Those Democratic marshmallows
Washington
The Democratic house majority leader, Jim Wright, a truly amiable gentleman, got a "going over" the other morning from reporters who simply couldn't understand why he and his Democratic colleagues were so calm about Ronald Reagan's economic package.
Mr. Wright quietly said he couldn't accept the Kemp-Roth theories about "supply-side" economics which the President has embraced. He said Mr. Reagan's tax-cut proposals will be scrutinized carefully by the Democrats -- as will the spending reductions Mr. Reagain is requesting.
As Mr. Wright seemd to be putting it, the role of the Democrats in Congress this year was to refine the Reagan initiatives and come up with a distillation that would improve the legislation by avoiding abuses.
But why did Mr. Wright take this posture of "sweet reasonableness" a reporter asked. Why wasn't he shouting a bit if he and other Democrats, particularly those who still called themselves liberals, were in disagreement with the basic, conservative philosophy of the Reagan approach?
How, the reporter asked, could there be a meaningful debate in Congress if the Democrats were going to sound more like a group of thoughtful college professors than Democratic politicians whose cause and philosophy were being challenged by a Republican President?
Perhaps the Democratic opposition in Congress will become more vocal and combative as the weeks go by. But it seems to have decided to go along with the popular Mr. Reagan, at least for a while, lest it get into serious political trouble with constituents back home. Mr. Wright is particularly mindful of the voters after suffering a bit of a scare in last fall's election. He won by 62 percent, but the GOP challenge was big enough to cause Mr. Wright to sniff the political wind and decide that a strong, conservative breeze was blowing in Texas.
Former GOP national chairman Bill Brock (now special trade ambassador) has also told reporters that, if the Democrats in the House, where they hold a majority, become "obstructionists" to the Reagan program, the President will punish them with "raw power."
By "raw power," Mr. Brock explained, he meant Mr. Reagan would dramatize his problems with the Democrats by using the veto and also by going directly to the public with a plea to throw them out of office in the 1982 elections.
Mr. Brock added, with a smile, he was willing to wager that, should this kind of confrontation ensue, "the Republicans will take over the House, as well as the Senate, in 1982."
Mr. Wright was told about Mr. Brock's threat, but this in no way cut into the Texan's compusure. He was not to be prodded or baited into a heated reply. As he saw it, the Democratic posture would be that of a responsible opposition that would carefully examine and seek to improve the Reagan proposals. He made it clear that he was not predicting an emotional, philosophical battle ahead.
Since this meeting with reporters Mr. Wright has outlined a possible counterattack to the President in a letter to his Democratic house colleagues. But, thus far, his response -- and those of other leading Democrats in Congress -- has sounded relatively soft and very tentative, much more like negotiation than a move to playing a leadership role in coming up with an alternative economic program.

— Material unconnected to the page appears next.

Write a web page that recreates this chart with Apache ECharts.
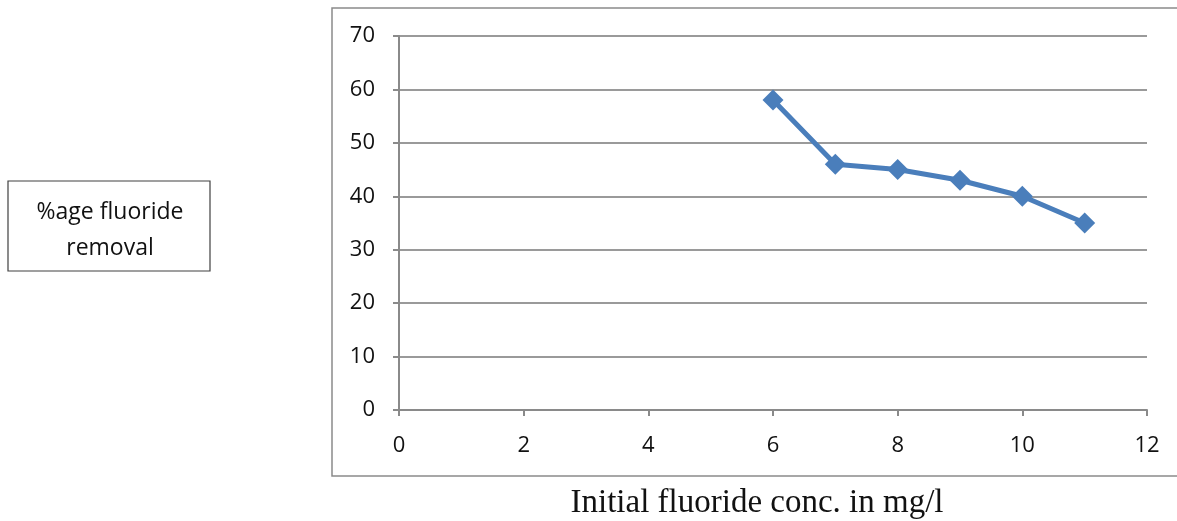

So the Democrats are reading the election results and, in Lyndon Johnson's phrase, hunkering down. It's very strange. When can one recall a period when Democratic voices were so muted?
Even in the Eisenhower period, when Lyndon Johnson, then the Senate majority leader, played some ball with the Republican President and when conservative Democrats helped Ike carry through on his many vetoes, there wasn't this much willingness for Democrats to treat the President with kid gloves. "We may be moving into an era of Democratic compliance," a political analyst here says.
But if the Democrats are really going to be such marshmallows (and, maybe in the end, they will go back to being sharp-toothed tigers), then this President really is rolling.
He may not get all of his economic package, but he doesn't really expect to get all of it. He'll get a lot more than if his Democratic opposition were more aroused, more resistant. And one can bank on one thing:
If the Democrats do no more than bring about a refinement of the Reagan package, the emerging legislation will be accepted by the American public as a Reagan victory. In fact, the Democrats seem resigned to this victory -- and their own defeat.